Fellow surfers, gamers and enthusiasts of the two sports attended the festival along with vacationing families looking to have a good time on the beach. The Methvins from Upland in San Bernardino County were one of those families.

Kim Methvin said she along with her husband and two kids were on their way to Carlsbad when they decided to stop by Oceanside. That’s when they stumbled upon the Super Girl Surf Pro.

“We thought, ‘let’s stop and enjoy this,’” she said.

The family of four watched from rocks on the beach underneath the Pier as Sibley and Kirra Pinkerton faced off against each other in Round 2 of the competition on Friday. Luke Methvin, 12, recorded a video with his phone of the surfers in the water as Pinkerton won that particular heat with Sibley coming in second.
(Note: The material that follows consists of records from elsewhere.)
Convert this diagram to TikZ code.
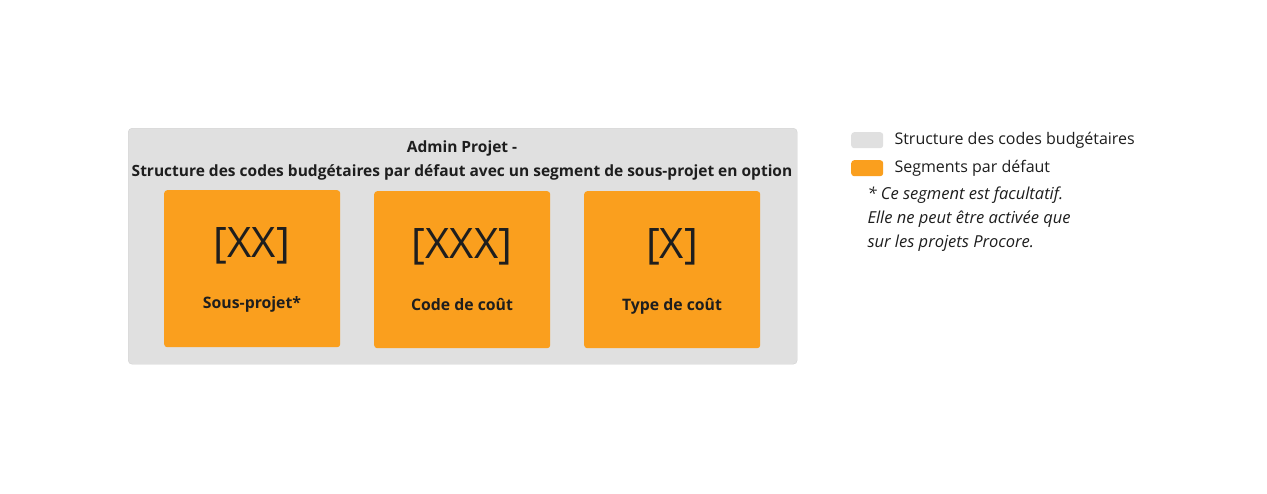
\documentclass[tikz,border=0pt]{standalone}
\usepackage{fontspec}
\setmainfont{Open Sans}
\definecolor{boxgray}{HTML}{E0E0E0}
\definecolor{boxline}{HTML}{D2D2D2}
\definecolor{seg}{HTML}{FA9F1E}
\definecolor{txt}{HTML}{1E1E1E}
\tikzset{
  segbox/.style={fill=seg,rounded corners=3pt,minimum width=176pt,minimum height=157pt,anchor=north west,inner sep=0pt},
  code/.style={font=\fontsize{42}{48}\selectfont,text=txt},
  lab/.style={font=\fontsize{15.8}{19}\selectfont\bfseries,text=txt},
  leg/.style={font=\fontsize{16}{19}\selectfont,text=txt,anchor=west},
  swatch/.style={rounded corners=3pt,minimum width=32pt,minimum height=16pt,inner sep=0pt,anchor=north west}
}
\begin{document}
\begin{tikzpicture}[x=1pt,y=-1pt]
\useasboundingbox[fill=white] (0,0) rectangle (1267,493);
\node[draw=boxline,fill=boxgray,rounded corners=4pt,minimum width=669pt,minimum height=236pt,anchor=north west,inner sep=0pt] (outer) at (128,128) {};
\node[lab,align=center,font=\fontsize{15.5}{24}\selectfont\bfseries] (title) at (462,160) {Admin Projet -\\Structure des codes budgétaires par défaut avec un segment de sous-projet en option};
\node[segbox] (b1) at (164,190) {};
\node[segbox] (b2) at (374,191) {};
\node[segbox] (b3) at (584,191) {};
\node[code] (c1) at (252,246) {[XX]};
\node[code] (c2) at (462,247) {[XXX]};
\node[code] (c3) at (672,247) {[X]};
\node[lab] (l1) at (252,304) {Sous-projet*};
\node[lab] (l2) at (462,305) {Code de coût};
\node[lab] (l3) at (672,306) {Type de coût};
\node[swatch,fill=boxgray] (s1) at (851,132) {};
\node[swatch,fill=seg] (s2) at (851,160) {};
\node[leg] (t1) at (891,140) {Structure des codes budgétaires};
\node[leg] (t2) at (891,168) {Segments par défaut};
\node[leg,font=\fontsize{16.5}{24}\selectfont\itshape,align=left,anchor=north west] (note) at (864,183) {* Ce segment est facultatif.\\Elle ne peut être activée que\\sur les projets Procore.};
\end{tikzpicture}
\end{document}
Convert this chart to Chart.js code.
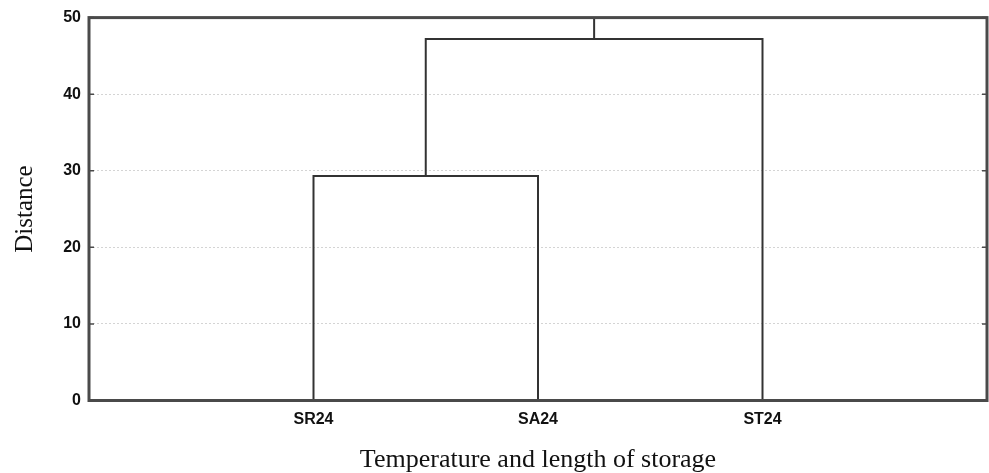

The young Methvin was able to get footage of Pinkerton tearing through a rather large wave.

“The waves are big so it’s pretty tricky to figure out the lineup,” 16-year-old Pinkerton later told The Coast News after her win.

According to Methvin, her son first thought the competition in Oceanside was the US Open. When he found out that it was Super Girl, featuring all women surfers, he was still excited to check it out.

People walk near the Oceanside Pier during the Super Girl Surf Pro competition on July 28. Photo by Abraham Jewett

Luke Methvin and his father are both surfers and had plans to hit up San Elijo State Beach in Encinitas that weekend.

Methvin said her son doesn’t care if its men or women out in the water.

“Just to see a solid, good surfer — that’s what he loves,” she said.

Luke said the competition was “cool” and doesn’t think gender matters when it comes to the sport he loves.

“I think it’s so cool that they’re able to do this, making it just as good as the guys can, sometimes even better,” he said about the competition’s surfers. “I mean think of Bethany Hamilton, she’s got to be one of the greatest surfers alive.”

Luke didn’t get to see Hamilton surf while he was there on Friday. The famous professional surfer who lost an arm from a shark attack when she was 13 faced off against last year’s champion Carissa Moore on Saturday. Moore beat Hamilton on Sunday, defending her title until Sibley later took the cape.

Hamilton also provided commentary during the Adaptive Surf Competition, which was won by 16-year-old Olivia Stone, a congenital bilateral above the elbow amputee.

The festival may have been about empowering women, but it showed that even boys like Luke can look up to the women of surfing as well.

“They work so hard to be able to do this,” he said. “They deserve all of this. It’s super cool.”